"Vai tomar um banho sua preta suja." "Seu cabelo parece um bombril." "Não sei o que preto está fazendo na internet." Esses são apenas três exemplos de mais de 100 ataques cruéis que a adolescente Nicole Cristina, de 15 anos, sofreu neste ano nas redes sociais – onde acumula mais de 1 milhão de seguidores, entre TikTok e Instagram. A jovem vive em São Gonçalo, no Rio de Janeiro.
A advogada capixaba Fayda Belo da Costa Gomes, que usa o mundo virtual como ferramenta de conscientização, foi marcada em uma das publicações e estendeu a mão para a família da adolescente, que sabia nem sequer que tais atitudes configuravam crime de racismo e injúria racial.
Nascida em Cachoeiro de Itapemirim, no Sul do Espírito Santo, ela se formou em direito graças a uma bolsa integral do Programa Universidade Para Todos (Prouni). Desde então, ela já defendeu cerca de 50 pessoas em casos de cunho racial sem receber nenhum pagamento ou recompensa em dinheiro (pro bono).
"Eu atuo há mais de sete anos e sempre fui próxima à minoria, porque vim de um bairro muito humilde. Cresci vivendo o racismo e vendo mulheres sendo agredidas. Quis usar meu ofício para dar voz a isso. Antes de ter o título de advogada, sou uma mulher preta. Vivi e vivo muito racismo. Sei bem como isso dói", relata.

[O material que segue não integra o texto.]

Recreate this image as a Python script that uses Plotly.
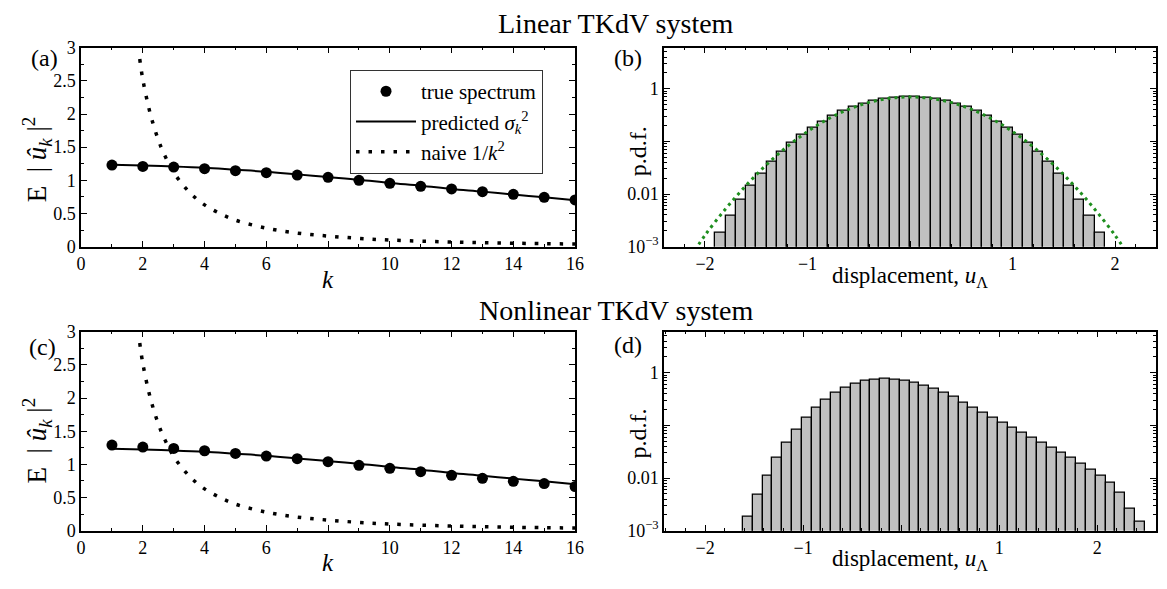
import plotly.graph_objects as go

# ---------------- data ----------------
k = list(range(1, 17))
true_lin = [1.23, 1.21, 1.20, 1.175, 1.145, 1.115, 1.08, 1.045, 1.00, 0.955, 0.91, 0.87, 0.83, 0.79, 0.745, 0.705]
true_non = [1.29, 1.26, 1.24, 1.205, 1.165, 1.125, 1.085, 1.04, 0.985, 0.94, 0.89, 0.835, 0.79, 0.745, 0.71, 0.665]
predicted = [1.235, 1.225, 1.21, 1.19, 1.16, 1.13, 1.09, 1.05, 1.01, 0.96, 0.92, 0.87, 0.83, 0.785, 0.745, 0.70]

naive_k = [1.9, 2.0, 2.2, 2.4, 2.6, 2.8, 3.0, 3.3, 3.6, 4.0, 4.5, 5, 6, 7, 8, 9, 10, 12, 14, 16]
naive_v = [2.83, 2.52, 2.08, 1.75, 1.49, 1.29, 1.12, 0.93, 0.78, 0.63, 0.50, 0.40, 0.28, 0.205, 0.16,
           0.125, 0.10, 0.07, 0.052, 0.04]

# Linear system histogram (bins of 0.1 from -1.9 to 1.9)
pdf_lin = [0.00185, 0.00395, 0.0079, 0.0142, 0.0246, 0.0403, 0.0633, 0.0938, 0.133, 0.184,
           0.241, 0.306, 0.384, 0.454, 0.531, 0.594, 0.646, 0.684, 0.703,
           0.703, 0.684, 0.646, 0.594, 0.531, 0.454, 0.384, 0.306, 0.241, 0.184,
           0.133, 0.0938, 0.0633, 0.0403, 0.0246, 0.0142, 0.0079, 0.00395, 0.00185]
# Gaussian fit (green dotted)
gauss_x = [-2.1, -2.0, -1.8, -1.6, -1.4, -1.2, -1.0, -0.8, -0.6, -0.4, -0.2, 0.0,
           0.2, 0.4, 0.6, 0.8, 1.0, 1.2, 1.4, 1.6, 1.8, 2.0, 2.1]
gauss_y = [0.00085, 0.00165, 0.0052, 0.0145, 0.0361, 0.0792, 0.154, 0.266, 0.406, 0.550, 0.659, 0.700,
           0.659, 0.550, 0.406, 0.266, 0.154, 0.0792, 0.0361, 0.0145, 0.0052, 0.00165, 0.00085]

# Nonlinear system histogram (41 bins of 0.1 starting at -1.615)
pdf_non = [0.00187, 0.00484, 0.0112, 0.0244, 0.0471, 0.0846, 0.140, 0.218, 0.310, 0.415,
           0.519, 0.622, 0.705, 0.746, 0.767, 0.746, 0.716, 0.640, 0.565, 0.498,
           0.421, 0.346, 0.273, 0.221, 0.175, 0.142, 0.115, 0.092, 0.0726, 0.0589,
           0.0477, 0.0382, 0.0305, 0.0241, 0.0187, 0.0144, 0.0110, 0.0080, 0.0052, 0.0026, 0.0015]

lin_start, non_start, bin_w = -1.9, -1.615, 0.1
lin_centers = [lin_start + bin_w * (i + 0.5) for i in range(len(pdf_lin))]
non_centers = [non_start + bin_w * (i + 0.5) for i in range(len(pdf_non))]

# ---------------- layout helpers ----------------
W, H = 1167, 589
FONT = "Liberation Serif"


def X(p):
    return p / W


def Y(p):
    return 1 - p / H


fig = go.Figure()

# ----- panel (a) -----
fig.add_trace(go.Scatter(x=k, y=true_lin, mode="markers", name="true spectrum",
                         marker=dict(color="black", size=11), xaxis="x", yaxis="y"))
fig.add_trace(go.Scatter(x=k, y=predicted, mode="lines", name="predicted <i>σ</i><sub><i>k</i></sub><sup>2</sup>",
                         line=dict(color="black", width=2, shape="spline"), xaxis="x", yaxis="y"))
fig.add_trace(go.Scatter(x=naive_k, y=naive_v, mode="lines", name="naive 1/<i>k</i><sup>2</sup>",
                         line=dict(color="black", width=3.5, dash="3.5px,9px", shape="spline"),
                         xaxis="x", yaxis="y"))
# ----- panel (c) -----
fig.add_trace(go.Scatter(x=k, y=true_non, mode="markers", showlegend=False,
                         marker=dict(color="black", size=11), xaxis="x3", yaxis="y3"))
fig.add_trace(go.Scatter(x=k, y=predicted, mode="lines", showlegend=False,
                         line=dict(color="black", width=2, shape="spline"), xaxis="x3", yaxis="y3"))
fig.add_trace(go.Scatter(x=naive_k, y=naive_v, mode="lines", showlegend=False,
                         line=dict(color="black", width=3.5, dash="3.5px,9px", shape="spline"),
                         xaxis="x3", yaxis="y3"))
# ----- panel (b) -----
fig.add_trace(go.Bar(x=lin_centers, y=pdf_lin, width=bin_w, showlegend=False,
                     marker=dict(color="#c0c0c0", line=dict(color="black", width=1.3)),
                     xaxis="x2", yaxis="y2"))
fig.add_trace(go.Scatter(x=gauss_x, y=gauss_y, mode="lines", showlegend=False,
                         line=dict(color="#1f8f1f", width=3, dash="3px,4px", shape="spline"),
                         xaxis="x2", yaxis="y2"))
# ----- panel (d) -----
fig.add_trace(go.Bar(x=non_centers, y=pdf_non, width=bin_w, showlegend=False,
                     marker=dict(color="#c0c0c0", line=dict(color="black", width=1.3)),
                     xaxis="x4", yaxis="y4"))

base_ax = dict(showline=True, linecolor="black", linewidth=1.5, mirror="allticks",
               ticks="inside", ticklen=6, tickwidth=1.2, tickcolor="black",
               showgrid=False, zeroline=False,
               tickfont=dict(family=FONT, size=18, color="black"))

left_dom = [X(77), X(577)]
right_dom = [X(667), X(1165)]
top_dom = [Y(245), Y(39)]
bot_dom = [Y(539), Y(333)]

kx = dict(base_ax, range=[0, 16], tickmode="array", tickvals=[0, 2, 4, 6, 8, 10, 12, 14, 16],
          ticktext=["0", "2", "4", "6", "", "10", "12", "14", "16"],
          minor=dict(tickmode="linear", tick0=0, dtick=1, ticks="inside", ticklen=3, tickcolor="black"))
ey = dict(base_ax, range=[0, 3], tickmode="linear", tick0=0, dtick=0.5,
          minor=dict(tickmode="linear", tick0=0, dtick=0.25, ticks="inside", ticklen=3, tickcolor="black"))

minor_log = [m * 10 ** e for e in (-3, -2, -1, 0) for m in range(2, 10) if m * 10 ** e < 6]
py = dict(base_ax, type="log", range=[-3, 0.78], tickmode="array",
          tickvals=[0.001, 0.01, 0.1, 1], ticktext=["10<sup>−3</sup>", "0.01", "", "1"],
          minor=dict(tickmode="array", tickvals=minor_log, ticks="inside", ticklen=3, tickcolor="black"))
ux_ticks = dict(tickmode="array", tickvals=[-2, -1, 0, 1, 2], ticktext=["−2", "−1", "", "1", "2"],
                minor=dict(tickmode="linear", tick0=0, dtick=0.2, ticks="inside", ticklen=3, tickcolor="black"))

fig.update_layout(
    width=W, height=H, margin=dict(l=0, r=0, t=0, b=0),
    paper_bgcolor="white", plot_bgcolor="white",
    font=dict(family=FONT, color="black"),
    bargap=0,
    xaxis=dict(kx, domain=left_dom, anchor="y"),
    yaxis=dict(ey, domain=top_dom, anchor="x"),
    xaxis3=dict(kx, domain=left_dom, anchor="y3"),
    yaxis3=dict(ey, domain=bot_dom, anchor="x3"),
    xaxis2=dict(base_ax, **ux_ticks, range=[-2.4, 2.4], domain=right_dom, anchor="y2"),
    yaxis2=dict(py, domain=top_dom, anchor="x2"),
    xaxis4=dict(base_ax, **ux_ticks, range=[-2.42, 2.6], domain=right_dom, anchor="y4"),
    yaxis4=dict(py, domain=bot_dom, anchor="x4"),
    legend=dict(x=X(349), y=Y(62), xanchor="left", yanchor="top", bgcolor="white",
                bordercolor="#333", borderwidth=1.2, font=dict(family=FONT, size=21, color="black"),
                itemwidth=60, tracegroupgap=0),
)


def ann(text, x, y, size, angle=0):
    fig.add_annotation(text=text, x=X(x), y=Y(y), xref="paper", yref="paper",
                       showarrow=False, xanchor="center", yanchor="middle", textangle=angle,
                       font=dict(family=FONT, size=size, color="black"))


ann("Linear TKdV system", 618, 14, 28)
ann("Nonlinear TKdV system", 618, 311, 28)
ann("(a)", 40, 50, 24)
ann("(b)", 631, 50, 24)
ann("(c)", 38, 349, 24)
ann("(d)", 631, 347, 24)
ylab = "E&nbsp;&nbsp;|&nbsp;<i>û</i><sub><i>k</i></sub>&nbsp;|<sup>2</sup>"
ann(ylab, 32, 155, 27, -90)
ann(ylab, 32, 446, 27, -90)
ann("<i>k</i>", 327, 279, 25)
ann("<i>k</i>", 327, 572, 25)
ann("p.d.f.", 641, 146, 24, -90)
ann("p.d.f.", 641, 438, 24, -90)
ann("displacement, <i>u</i><sub>Λ</sub>", 916, 276, 23)
ann("displacement, <i>u</i><sub>Λ</sub>", 916, 569, 23)

fig.write_html("out.html", config={"displayModeBar": False},
               post_script="document.body.style.margin='0';")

Até os ataques criminosos virem à tona, Fayda e Nicole se conheciam apenas pela internet devido à criação de conteúdo nas redes. Ao trocarem mensagens sobre o que a adolescente estava enfrentando, a advogada e a família da menina resolveram que levariam o caso à Polícia Civil e à Justiça do Rio de Janeiro.
A mãe de Nicole, a dona de casa Ana Cristina Jesus de Souza, explica que as mensagens racistas começaram após uma gravação viralizar no Twitter em abril. "Antes, as pessoas diziam para ela ir ao salão, se cuidar. Depois, vieram coisas como: 'meu cachorro morreu porque comeu bombril, acho que foi o seu cabelo.'", lembra.
Sem qualquer pretensão de ficar famosa ou virar influencer, Nicole começou a fazer os vídeos depois que passou a ficar mais tempo em casa devido à pandemia da Covid-19. As filmagens são feitas a partir de ideias dela ou da própria família – composta por cinco irmãos mais novos (o sexto está a caminho) e os pais.
Há cerca de um mês, todos vivem em uma casa alugada por uma ONG em São Gonçalo (RJ). "Antes, morávamos em Japeri, uma comunidade muito violenta comandada pelo tráfico. Não tinha água, nem esgoto. A casa era toda quebrada. Era longe de escola e posto de saúde", conta Ana Cristina.
Com os ataques racistas, a vida da família – que sobrevive com o salário de R$ 1.300 do pai de Nicole – ficou ainda mais dura. "Quando ela descobriu, ficou com raiva, até mudou o comportamento e ficou mais agressiva. Ela queria sair do TikTok, não aguentava mais e disse que não queria ser blogueira", desabafa a mãe.
No entanto, como a internet não é um ambiente apenas de ódio, a jovem também recebeu apoio. Além da ajuda jurídica da advogada capixaba, celebridades como a cantora Ludmilla se solidarizaram com a situação. O site Razões Para Acreditar ainda criou uma vaquinha para a família comprar a casa própria.
Há quase duas semanas, a denúncia sobre os ataques de racismo e injúria racial foi protocolada na Delegacia de Crimes Raciais e Delitos de Intolerância (Decradi), na capital fluminense. A Polícia Civil do Rio de Janeiro afirmou apenas que as "investigações estão em andamento" e "sob sigilo".
Após tal medida, os ataques cessaram, segundo a mãe da Nicole. "Agora queremos a nossa casa e uma maneira de pegar essas pessoas. Estamos no século XXI, livres da escravidão. Isso não era nem para existir. Somo todos iguais e vem gente fazer racismo contra uma menina inocente, de apenas 15 anos", comenta.
Agora, a espera é pela conclusão do inquérito e a abertura de um processo. "Ainda que usem perfil fake, com outra imagem, a polícia vai achar um a um para responder pelo crime, conforme manda a lei", garante Fayda, que disse ser incapaz de "ver uma pessoa humilde ser rechaçada por conta da cor e se recusar a ajudar".
Questionada se tem esperanças de não ter mais que lidar com esse tipo de caso, a advogada capixaba responde que sim. "Como dizia Martin Luther King, 'eu sonho com o dia em que meus filhos sejam julgados pelo caráter e não pela cor da pele'. Mas, infelizmente, ainda estamos muito longe disso", pontua.